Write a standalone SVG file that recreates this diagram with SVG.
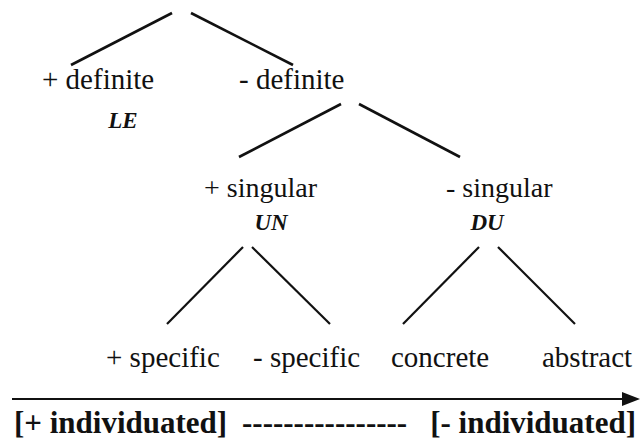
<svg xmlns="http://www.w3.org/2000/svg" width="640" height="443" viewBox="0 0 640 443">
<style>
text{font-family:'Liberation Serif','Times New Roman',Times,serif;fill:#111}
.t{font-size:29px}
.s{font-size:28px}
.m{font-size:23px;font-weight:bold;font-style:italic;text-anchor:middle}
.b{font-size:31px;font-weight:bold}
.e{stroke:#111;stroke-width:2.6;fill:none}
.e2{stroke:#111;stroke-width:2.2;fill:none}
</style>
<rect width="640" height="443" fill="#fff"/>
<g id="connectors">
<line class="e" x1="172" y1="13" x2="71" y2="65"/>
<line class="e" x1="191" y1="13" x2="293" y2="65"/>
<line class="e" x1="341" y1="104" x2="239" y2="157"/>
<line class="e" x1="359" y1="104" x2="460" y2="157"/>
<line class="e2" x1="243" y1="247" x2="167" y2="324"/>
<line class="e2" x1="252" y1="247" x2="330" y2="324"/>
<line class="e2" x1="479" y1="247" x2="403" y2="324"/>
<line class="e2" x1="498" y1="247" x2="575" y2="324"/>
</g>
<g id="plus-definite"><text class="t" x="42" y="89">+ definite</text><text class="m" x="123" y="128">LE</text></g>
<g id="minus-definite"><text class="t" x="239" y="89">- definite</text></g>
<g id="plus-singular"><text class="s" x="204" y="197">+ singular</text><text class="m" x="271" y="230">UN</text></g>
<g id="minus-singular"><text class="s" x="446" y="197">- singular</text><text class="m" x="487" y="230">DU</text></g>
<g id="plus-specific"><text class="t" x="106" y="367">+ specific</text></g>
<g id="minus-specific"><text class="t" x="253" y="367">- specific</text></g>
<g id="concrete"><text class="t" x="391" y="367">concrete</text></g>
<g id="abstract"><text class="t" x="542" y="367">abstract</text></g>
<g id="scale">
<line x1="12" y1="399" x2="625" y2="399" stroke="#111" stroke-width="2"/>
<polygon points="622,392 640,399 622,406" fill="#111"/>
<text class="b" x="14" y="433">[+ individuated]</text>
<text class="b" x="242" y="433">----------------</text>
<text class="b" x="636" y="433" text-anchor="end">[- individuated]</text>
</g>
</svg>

Exercise brief:
Reproduce the material in full, word for word, and omit the pictures.

Task response:
Write a standalone SVG file that recreates this diagram with SVG.
<svg xmlns="http://www.w3.org/2000/svg" width="640" height="443" viewBox="0 0 640 443">
<style>
text{font-family:'Liberation Serif','Times New Roman',Times,serif;fill:#111}
.t{font-size:29px}
.s{font-size:28px}
.m{font-size:23px;font-weight:bold;font-style:italic;text-anchor:middle}
.b{font-size:31px;font-weight:bold}
.e{stroke:#111;stroke-width:2.6;fill:none}
.e2{stroke:#111;stroke-width:2.2;fill:none}
</style>
<rect width="640" height="443" fill="#fff"/>
<g id="connectors">
<line class="e" x1="172" y1="13" x2="71" y2="65"/>
<line class="e" x1="191" y1="13" x2="293" y2="65"/>
<line class="e" x1="341" y1="104" x2="239" y2="157"/>
<line class="e" x1="359" y1="104" x2="460" y2="157"/>
<line class="e2" x1="243" y1="247" x2="167" y2="324"/>
<line class="e2" x1="252" y1="247" x2="330" y2="324"/>
<line class="e2" x1="479" y1="247" x2="403" y2="324"/>
<line class="e2" x1="498" y1="247" x2="575" y2="324"/>
</g>
<g id="plus-definite"><text class="t" x="42" y="89">+ definite</text><text class="m" x="123" y="128">LE</text></g>
<g id="minus-definite"><text class="t" x="239" y="89">- definite</text></g>
<g id="plus-singular"><text class="s" x="204" y="197">+ singular</text><text class="m" x="271" y="230">UN</text></g>
<g id="minus-singular"><text class="s" x="446" y="197">- singular</text><text class="m" x="487" y="230">DU</text></g>
<g id="plus-specific"><text class="t" x="106" y="367">+ specific</text></g>
<g id="minus-specific"><text class="t" x="253" y="367">- specific</text></g>
<g id="concrete"><text class="t" x="391" y="367">concrete</text></g>
<g id="abstract"><text class="t" x="542" y="367">abstract</text></g>
<g id="scale">
<line x1="12" y1="399" x2="625" y2="399" stroke="#111" stroke-width="2"/>
<polygon points="622,392 640,399 622,406" fill="#111"/>
<text class="b" x="14" y="433">[+ individuated]</text>
<text class="b" x="242" y="433">----------------</text>
<text class="b" x="636" y="433" text-anchor="end">[- individuated]</text>
</g>
</svg>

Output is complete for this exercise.